Se trata, sin ir más lejos, de la vieja fábula de la superación personal a partir del esfuerzo y el sacrificio. Buen esposo y mejor padre de familia, el monarca tiene plena conciencia de su minusvalía (que la película adjudica a un trauma infantil causado por el autoritarismo de su padre) y no aspira a grandes ambiciones políticas. Pero cuando descubre que su reino lo necesita, sabe que no puede faltar a su deber, a diferencia del hedonista de su hermano, inclinado hacia las mujeres y el champán. Así, con la ayuda de un plebeyo –para colmo de una colonia lejana, Australia–, George luchará contra la adversidad y se pondrá al frente de una nación que no ha querido la guerra, pero que está dispuesta a darla en defensa de sus más acendrados valores.

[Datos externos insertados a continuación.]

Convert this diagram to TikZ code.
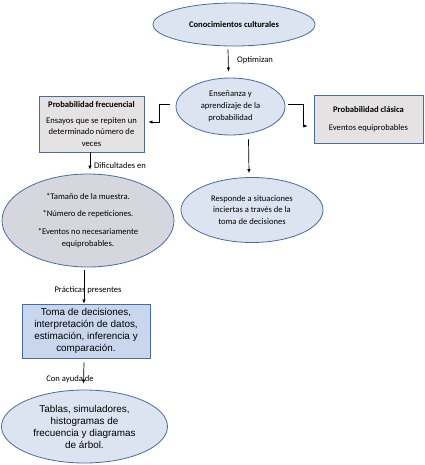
\documentclass[tikz,border=0pt]{standalone}
\usepackage{fontspec}
\setmainfont{Carlito}
\newfontfamily\arialf{Liberation Sans}
\usetikzlibrary{shapes.geometric,arrows.meta,calc}
\definecolor{ebord}{HTML}{4A6C9B}
\definecolor{efill}{HTML}{DCE4F2}
\definecolor{gfill}{HTML}{E4E2E2}
\definecolor{gfill2}{HTML}{D6D7DE}
\definecolor{bfill}{HTML}{C9D7EE}
\tikzset{
  ell/.style={ellipse, draw=ebord, fill=efill, line width=0.8pt, inner sep=0pt, align=center},
  gbox/.style={rectangle, draw=ebord, fill=gfill, line width=0.8pt, inner sep=0pt, align=center},
  arr/.style={-{Latex[length=4pt,width=3.5pt]}, line width=0.7pt},
  lbl/.style={font=\fontsize{8.6}{10}\selectfont, inner sep=0pt},
  ctext/.style={font=\fontsize{8.6}{11.8}\selectfont},
  atext/.style={font=\arialf\fontsize{9.9}{12}\selectfont}
}
\begin{document}
\begin{tikzpicture}[x=1pt,y=-1pt]
\useasboundingbox (0,0) rectangle (424,465);
\node[ell, ctext, minimum width=162pt, minimum height=43pt] (e1) at (234,24.5) {\bfseries Conocimientos culturales};
\node[ell, ctext, minimum width=109pt, minimum height=57pt] (e2) at (230.5,106.5) {Enseñanza y\\ aprendizaje de la\\ probabilidad};
\node[gbox, ctext, minimum width=105pt, minimum height=56pt] (b1) at (91.5,124) {{\bfseries Probabilidad frecuencial}\\[4pt] Ensayos que se repiten un\\ determinado número de\\ veces};
\node[gbox, ctext, minimum width=109pt, minimum height=48pt] (b2) at (368.5,119) {{\bfseries Probabilidad clásica}\\[6pt] Eventos equiprobables};
\node[ell, ctext, fill=gfill2, minimum width=172pt, minimum height=93pt] (e3) at (88,220.5) {*Tamaño de la muestra.\\[6pt] *Número de repeticiones.\\[6pt] *Eventos no necesariamente\\ equiprobables.};
\node[ell, ctext, minimum width=142pt, minimum height=65pt] (e4) at (252,210) {Responde a situaciones\\ inciertas a través de la\\ toma de decisiones};
\node[gbox, atext, fill=bfill, minimum width=128pt, minimum height=54pt] (b5) at (86,331) {Toma de decisiones,\\ interpretación de datos,\\ estimación, inferencia y\\ comparación.};
\node[ell, atext, minimum width=166pt, minimum height=73pt] (e6) at (84.5,426.5) {Tablas, simuladores,\\ histogramas de\\ frecuencia y diagramas\\ de árbol.};
% connectors
\draw[arr] ([xshift=-6pt,yshift=-3pt]e1.south) -- ([xshift=-2pt,yshift=6pt]e2.north);
\node[lbl, anchor=west] (l1) at (237,60) {Optimizan};
\draw[arr] ([xshift=-6pt,yshift=2pt]e2.west) -- ++(-10,0) |- ([xshift=4pt,yshift=2pt]b1.east);
\draw[arr] ([xshift=3pt,yshift=2pt]e2.east) -- ++(15,0) |- ([xshift=-6pt,yshift=-7pt]b2.west);
\draw[arr] ([xshift=18pt,yshift=-4pt]e2.south) -- ([xshift=-3pt,yshift=4pt]e4.north);
\draw[arr] ([xshift=-1.5pt]b1.south) -- ([xshift=2pt,yshift=4pt]e3.north);
\node[lbl, anchor=west] (l2) at (94,166) {Dificultades en};
\draw[arr] ([xshift=-4pt,yshift=-3pt]e3.south) -- ([xshift=-2pt]b5.north);
\node[lbl] (l3) at (88,290) {Prácticas presentes};
\draw[arr] ([xshift=-2pt,yshift=-4pt]b5.south) -- ([xshift=-1pt,yshift=6pt]e6.north);
\node[lbl] (l4) at (70,379) {Con ayuda de};
\end{tikzpicture}
\end{document}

Ganadora del premio del público en el Festival de Toronto allá por septiembre, cuando tuvo su estreno mundial, El discurso del rey es, además, esa clase de películas que siguen pulsando la vieja y siempre rendidora cuerda de Cenicienta: el plebeyo de extramuros que compone Geoffrey Rush finalmente termina integrando el círculo más íntimo de la familia real, provocando en la audiencia la inveterada ilusión de que la tan ansiada igualdad es posible a pesar de las diferencias de origen y de clase. Nada muy distinto, por caso, a lo que propone la lectura de la revista Hola.
El arquetipo que explota El discurso del rey expresa exactamente lo contrario de lo que sucede con el protagonista de Red social: un plebeyo –joven, nerd, judío– que no sólo no tiene la menor intención de integrarse con la aristocrática elite de Harvard, sino que directamente la provoca, la desafía y hasta la derrota. El film de Fincher podrá presentar a Zuckerberg casi como a un autista, pero no por ello impulsa a sus espectadores a sentir simpatía por él. En el nuevo mundo de las redes sociales electrónicas, el valor que pueda tener el creador de Facebook como persona se limita a su capacidad de éxito. Es un signo de los tiempos, un espejo en todo caso en el cual esa sociedad de poetas muertos que cada vez más parece la Academia de Hollywood no ha sentido la necesidad de verse reflejada.